I'd be interested in any kind of study that demonstrated that rigorously, but I'm pretty skeptical by default. Most consumer brands I can think of are completely meaningless taken on their own, and to the extent they mean anything, it's not even the right thing. What does a "Wal" Mart sell? What do I buy at a "McDonald's"? IKEA?! Is "Siemens" a German condom company? Is a "Safeway" a shelter for victims of violence?
http://isbm.smeal.psu.edu/library/working-paper-articles/199...

http://www.sciencedirect.com/science/article/pii/S0148296304...

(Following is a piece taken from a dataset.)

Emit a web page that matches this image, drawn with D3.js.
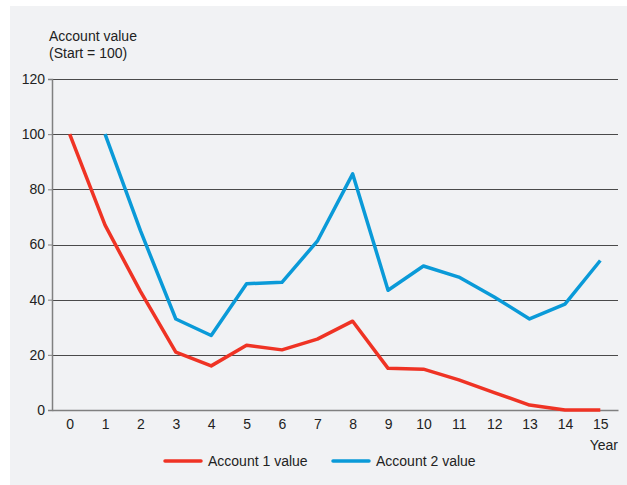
<!DOCTYPE html>
<html>
<head>
<meta charset="utf-8">
<script src="https://cdn.jsdelivr.net/npm/d3@7"></script>
<style>
  body { margin: 0; background: #fff; }
  text { font-family: "Liberation Sans", Arial, sans-serif; fill: #222; }
</style>
</head>
<body>
<div id="chart"></div>
<script>
// data
var years = [0, 1, 2, 3, 4, 5, 6, 7, 8, 9, 10, 11, 12, 13, 14, 15]
var account1 = [100, 67, 43, 21, 16, 23.5, 21.8, 25.7, 32.2, 15.1, 14.8, 10.9, 6.3, 1.8, 0, 0]
// account 2 starts in year 1
var account2 = [null, 100, 65, 33, 27, 45.8, 46.3, 61.2, 85.6, 43.4, 52.2, 48.2, 41, 33, 38.4, 54.2]
var yTicks = [0, 20, 40, 60, 80, 100, 120]
var seriesNames = ["Account 1 value", "Account 2 value"]
var colors = ["#ef3324", "#0a9ad8"]

var W = 627, H = 485
var margin = {top: 79, right: 9, bottom: 75, left: 52}
var width = W - margin.left - margin.right
var height = H - margin.top - margin.bottom

var svg = d3.select("#chart").append("svg")
    .attr("width", W)
    .attr("height", H)

// panel background
svg.append("rect")
    .attr("x", 10).attr("y", 6)
    .attr("width", W - 10).attr("height", H - 6)
    .attr("fill", "#f1f2f4")

var g = svg.append("g")
    .attr("transform", "translate(" + margin.left + "," + margin.top + ")")

var x = d3.scalePoint()
    .domain(years)
    .range([0, width])
    .padding(0.5)

var y = d3.scaleLinear()
    .domain([0, 120])
    .range([height, 0])

// grid lines
g.selectAll(".grid")
    .data(yTicks.filter(function(d){ return d > 0 }))
    .enter().append("line")
    .attr("x1", 0).attr("x2", width)
    .attr("y1", function(d){ return Math.round(y(d)) + 0.5 })
    .attr("y2", function(d){ return Math.round(y(d)) + 0.5 })
    .attr("stroke", "#4a4a4a")
    .attr("stroke-width", 1)

// y axis
var yAxis = g.append("g")
    .call(d3.axisLeft(y).tickValues(yTicks).tickSize(4).tickPadding(3))
yAxis.select(".domain").attr("stroke", "#808080").attr("stroke-width", 1.5)
yAxis.selectAll(".tick line").attr("stroke", "#808080")
yAxis.selectAll("text").style("font-size", "14px").attr("fill", "#222")

// x axis
var xAxis = g.append("g")
    .attr("transform", "translate(0," + height + ")")
    .call(d3.axisBottom(x).tickSize(0).tickPadding(9))
xAxis.select(".domain").attr("stroke", "#808080").attr("stroke-width", 1.5)
xAxis.selectAll("text").style("font-size", "14px").attr("fill", "#222")

// lines
var line = d3.line()
    .defined(function(d){ return d[1] != null })
    .x(function(d){ return x(d[0]) })
    .y(function(d){ return y(d[1]) })

;[account1, account2].forEach(function(vals, i) {
  g.append("path")
    .datum(years.map(function(yr, j){ return [yr, vals[j]] }))
    .attr("fill", "none")
    .attr("stroke", colors[i])
    .attr("stroke-width", 3.5)
    .attr("stroke-linejoin", "round")
    .attr("d", line)
})

// axis titles
svg.append("text").attr("x", 49).attr("y", 41)
    .style("font-size", "14px").text("Account value")
svg.append("text").attr("x", 49).attr("y", 58)
    .style("font-size", "14px").text("(Start = 100)")
svg.append("text").attr("x", 618).attr("y", 450)
    .attr("text-anchor", "end")
    .style("font-size", "14px").text("Year")

// legend
var legendX = [165, 333]
seriesNames.forEach(function(name, i) {
  svg.append("line")
    .attr("x1", legendX[i]).attr("x2", legendX[i] + 36)
    .attr("y1", 461).attr("y2", 461)
    .attr("stroke", colors[i])
    .attr("stroke-width", 3.5)
    .attr("stroke-linecap", "round")
  svg.append("text")
    .attr("x", legendX[i] + 43).attr("y", 466)
    .style("font-size", "14px")
    .text(name)
})
</script>
</body>
</html>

Consequently naming is not the end all be all of branding. But studies have shown that a name's: connotations, imagery, and ability to generate "top of mind awareness", has proven to generate equity and favorably move a company upwards in consumer preference ranking. This may be diluted at when a company reaches a certain critical mass.

But consider this: Why wouldn't you want a name that's expressive to: who you are, and what you do as a company? It makes you much easier to remember and talk about.

If you search brand name in google scholar there's many more interesting studies on this subject.

tldr: It's not everything but it certainly helps.